_DATA ROWS:_
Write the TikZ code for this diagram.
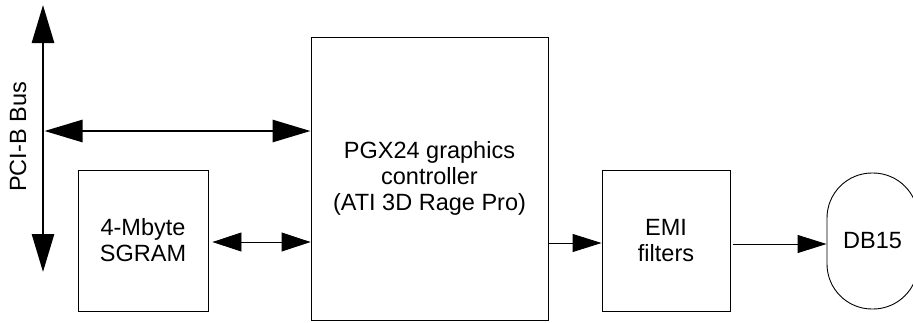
\documentclass[tikz,border=0pt]{standalone}
\usepackage{fontspec}
\setmainfont{Liberation Sans}
\usetikzlibrary{arrows.meta}
\tikzset{
  box/.style={draw=black, line width=0.9pt, rectangle, align=center, inner sep=0pt,
    font=\fontsize{23.5}{26}\selectfont},
  thickbus/.style={line width=2.8pt, {Triangle[length=38pt,width=22pt]}-{Triangle[length=38pt,width=22pt]}},
  thinboth/.style={line width=0.9pt, {Triangle[length=29pt,width=19pt]}-{Triangle[length=29pt,width=19pt]}},
  thinone/.style={line width=0.9pt, -{Triangle[length=29pt,width=18pt]}},
  lbl/.style={font=\fontsize{23.5}{26}\selectfont, inner sep=0pt}
}
\begin{document}
\begin{tikzpicture}[x=1pt,y=-1pt]
\useasboundingbox (0,0) rectangle (913,322);
\clip (0,0) rectangle (913,322);
% bus
\coordinate (busTop) at (43,5);
\coordinate (busBot) at (43,272);
\coordinate (busJ) at (44.5,131);
\draw[thickbus] (busTop) -- (busBot);
\node[lbl, rotate=90] (buslbl) at (18,137) {PCI-B Bus};
% boxes
\node[box, minimum width=237pt, minimum height=283pt] (main) at (429.5,178.5)
  {PGX24 graphics\\controller\\(ATI 3D Rage Pro)};
\node[box, minimum width=130pt, minimum height=141pt] (sgram) at (143,240.5)
  {4-Mbyte\\SGRAM};
\node[box, minimum width=128pt, minimum height=141pt] (emi) at (666,241)
  {EMI\\filters};
\node[box, minimum width=91pt, minimum height=136pt, rounded corners=45pt] (db) at (872.5,241)
  {DB15};
% connectors
\draw[thickbus] (busJ) -- (main.west |- busJ);
\draw[thinboth] ([xshift=4pt]sgram.east) ++(0,1.5) coordinate (sg) -- (main.west |- sg);
\draw[thinone] ([yshift=-2pt]main.east |- emi.west) coordinate (me) -- (emi.west |- me);
\coordinate (dbin) at ([yshift=-3pt]db.west);
\draw[thinone] ([xshift=3pt]emi.east |- dbin) -- (dbin);
\end{tikzpicture}
\end{document}
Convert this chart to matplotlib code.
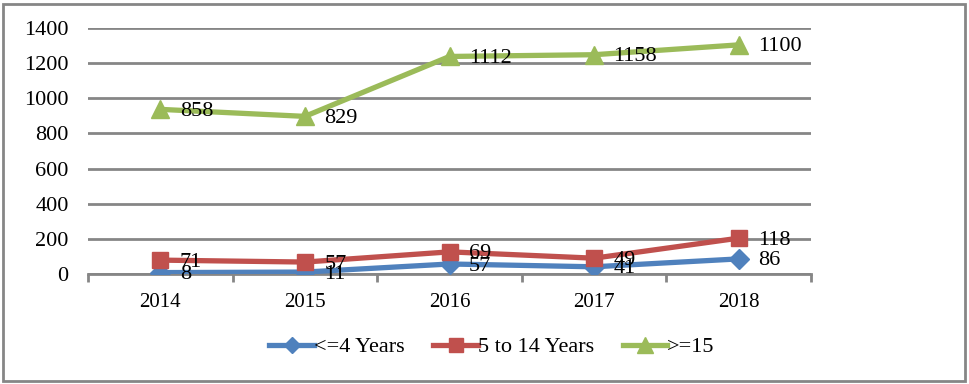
import numpy as np
import matplotlib
matplotlib.use("Agg")
import matplotlib.pyplot as plt
from matplotlib.patches import Rectangle

# datos (grafica de lineas apiladas)
years = ["2014", "2015", "2016", "2017", "2018"]
under4 = [8, 11, 57, 41, 86]
from5to14 = [71, 57, 69, 49, 118]
over15 = [858, 829, 1112, 1158, 1100]
names = ["<=4 Years", "5 to 14 Years", ">=15"]
colors = ["#4F81BD", "#C0504D", "#9BBB59"]
markers = ["D", "s", "^"]
msizes = [10, 12, 13]

plt.rcParams["font.family"] = ["Liberation Serif", "DejaVu Serif"]
grid_c = "#868686"

fig = plt.figure(figsize=(9.69, 3.84), dpi=100)
ax = fig.add_axes([88 / 969, 1 - 274 / 384, (811 - 88) / 969, (274 - 28) / 384])

x = np.arange(len(years))
series = [under4, from5to14, over15]
stacked = np.cumsum(np.array(series), axis=0)

for vals, top, name, c, m, ms in zip(series, stacked, names, colors, markers, msizes):
    ax.plot(x, top, color=c, lw=3.8, marker=m, markersize=ms, label=name, zorder=3)
    for xi, yi, v in zip(x, top, vals):
        ax.annotate(str(v), (xi, yi), xytext=(14, -1.5), textcoords="offset points",
                    va="center", ha="left", fontsize=16, zorder=4)

ax.set_xlim(-0.5, 4.5)
ax.set_ylim(0, 1400)
ax.set_yticks(range(0, 1401, 200))
ax.yaxis.grid(True, color=grid_c, lw=2)
ax.set_axisbelow(True)
ax.set_xticks(x)
ax.set_xticklabels(years)
ax.set_xticks(np.arange(-0.5, 5, 1), minor=True)
ax.tick_params(axis="x", which="major", length=0, pad=14, labelsize=15)
ax.tick_params(axis="x", which="minor", length=6, width=2, color=grid_c)
ax.tick_params(axis="y", length=0, pad=14, labelsize=16)
for s in ["top", "right", "left"]:
    ax.spines[s].set_visible(False)
ax.spines["bottom"].set_color(grid_c)
ax.spines["bottom"].set_linewidth(2)

ax.legend(loc="center", bbox_to_anchor=(492 / 969, 1 - 347 / 384),
          bbox_transform=fig.transFigure, ncol=3, frameon=False, fontsize=16,
          handlelength=2.0, handletextpad=0.0, columnspacing=1.3, markerscale=0.85)

fig.patches.append(Rectangle((3 / 969, 3 / 384), 962 / 969, 377 / 384, transform=fig.transFigure,
                             fill=False, edgecolor=grid_c, lw=2))

fig.savefig("out.png", dpi=100)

_EXERCISE DIRECTIONS:_
Omit every picture, then reproduce the rest of the listing exactly.

_RESPONSE TO THIS TASK:_
Write the TikZ code for this diagram.
\documentclass[tikz,border=0pt]{standalone}
\usepackage{fontspec}
\setmainfont{Liberation Sans}
\usetikzlibrary{arrows.meta}
\tikzset{
  box/.style={draw=black, line width=0.9pt, rectangle, align=center, inner sep=0pt,
    font=\fontsize{23.5}{26}\selectfont},
  thickbus/.style={line width=2.8pt, {Triangle[length=38pt,width=22pt]}-{Triangle[length=38pt,width=22pt]}},
  thinboth/.style={line width=0.9pt, {Triangle[length=29pt,width=19pt]}-{Triangle[length=29pt,width=19pt]}},
  thinone/.style={line width=0.9pt, -{Triangle[length=29pt,width=18pt]}},
  lbl/.style={font=\fontsize{23.5}{26}\selectfont, inner sep=0pt}
}
\begin{document}
\begin{tikzpicture}[x=1pt,y=-1pt]
\useasboundingbox (0,0) rectangle (913,322);
\clip (0,0) rectangle (913,322);
% bus
\coordinate (busTop) at (43,5);
\coordinate (busBot) at (43,272);
\coordinate (busJ) at (44.5,131);
\draw[thickbus] (busTop) -- (busBot);
\node[lbl, rotate=90] (buslbl) at (18,137) {PCI-B Bus};
% boxes
\node[box, minimum width=237pt, minimum height=283pt] (main) at (429.5,178.5)
  {PGX24 graphics\\controller\\(ATI 3D Rage Pro)};
\node[box, minimum width=130pt, minimum height=141pt] (sgram) at (143,240.5)
  {4-Mbyte\\SGRAM};
\node[box, minimum width=128pt, minimum height=141pt] (emi) at (666,241)
  {EMI\\filters};
\node[box, minimum width=91pt, minimum height=136pt, rounded corners=45pt] (db) at (872.5,241)
  {DB15};
% connectors
\draw[thickbus] (busJ) -- (main.west |- busJ);
\draw[thinboth] ([xshift=4pt]sgram.east) ++(0,1.5) coordinate (sg) -- (main.west |- sg);
\draw[thinone] ([yshift=-2pt]main.east |- emi.west) coordinate (me) -- (emi.west |- me);
\coordinate (dbin) at ([yshift=-3pt]db.west);
\draw[thinone] ([xshift=3pt]emi.east |- dbin) -- (dbin);
\end{tikzpicture}
\end{document}
Convert this chart to matplotlib code.
import numpy as np
import matplotlib
matplotlib.use("Agg")
import matplotlib.pyplot as plt
from matplotlib.patches import Rectangle

# datos (grafica de lineas apiladas)
years = ["2014", "2015", "2016", "2017", "2018"]
under4 = [8, 11, 57, 41, 86]
from5to14 = [71, 57, 69, 49, 118]
over15 = [858, 829, 1112, 1158, 1100]
names = ["<=4 Years", "5 to 14 Years", ">=15"]
colors = ["#4F81BD", "#C0504D", "#9BBB59"]
markers = ["D", "s", "^"]
msizes = [10, 12, 13]

plt.rcParams["font.family"] = ["Liberation Serif", "DejaVu Serif"]
grid_c = "#868686"

fig = plt.figure(figsize=(9.69, 3.84), dpi=100)
ax = fig.add_axes([88 / 969, 1 - 274 / 384, (811 - 88) / 969, (274 - 28) / 384])

x = np.arange(len(years))
series = [under4, from5to14, over15]
stacked = np.cumsum(np.array(series), axis=0)

for vals, top, name, c, m, ms in zip(series, stacked, names, colors, markers, msizes):
    ax.plot(x, top, color=c, lw=3.8, marker=m, markersize=ms, label=name, zorder=3)
    for xi, yi, v in zip(x, top, vals):
        ax.annotate(str(v), (xi, yi), xytext=(14, -1.5), textcoords="offset points",
                    va="center", ha="left", fontsize=16, zorder=4)

ax.set_xlim(-0.5, 4.5)
ax.set_ylim(0, 1400)
ax.set_yticks(range(0, 1401, 200))
ax.yaxis.grid(True, color=grid_c, lw=2)
ax.set_axisbelow(True)
ax.set_xticks(x)
ax.set_xticklabels(years)
ax.set_xticks(np.arange(-0.5, 5, 1), minor=True)
ax.tick_params(axis="x", which="major", length=0, pad=14, labelsize=15)
ax.tick_params(axis="x", which="minor", length=6, width=2, color=grid_c)
ax.tick_params(axis="y", length=0, pad=14, labelsize=16)
for s in ["top", "right", "left"]:
    ax.spines[s].set_visible(False)
ax.spines["bottom"].set_color(grid_c)
ax.spines["bottom"].set_linewidth(2)

ax.legend(loc="center", bbox_to_anchor=(492 / 969, 1 - 347 / 384),
          bbox_transform=fig.transFigure, ncol=3, frameon=False, fontsize=16,
          handlelength=2.0, handletextpad=0.0, columnspacing=1.3, markerscale=0.85)

fig.patches.append(Rectangle((3 / 969, 3 / 384), 962 / 969, 377 / 384, transform=fig.transFigure,
                             fill=False, edgecolor=grid_c, lw=2))

fig.savefig("out.png", dpi=100)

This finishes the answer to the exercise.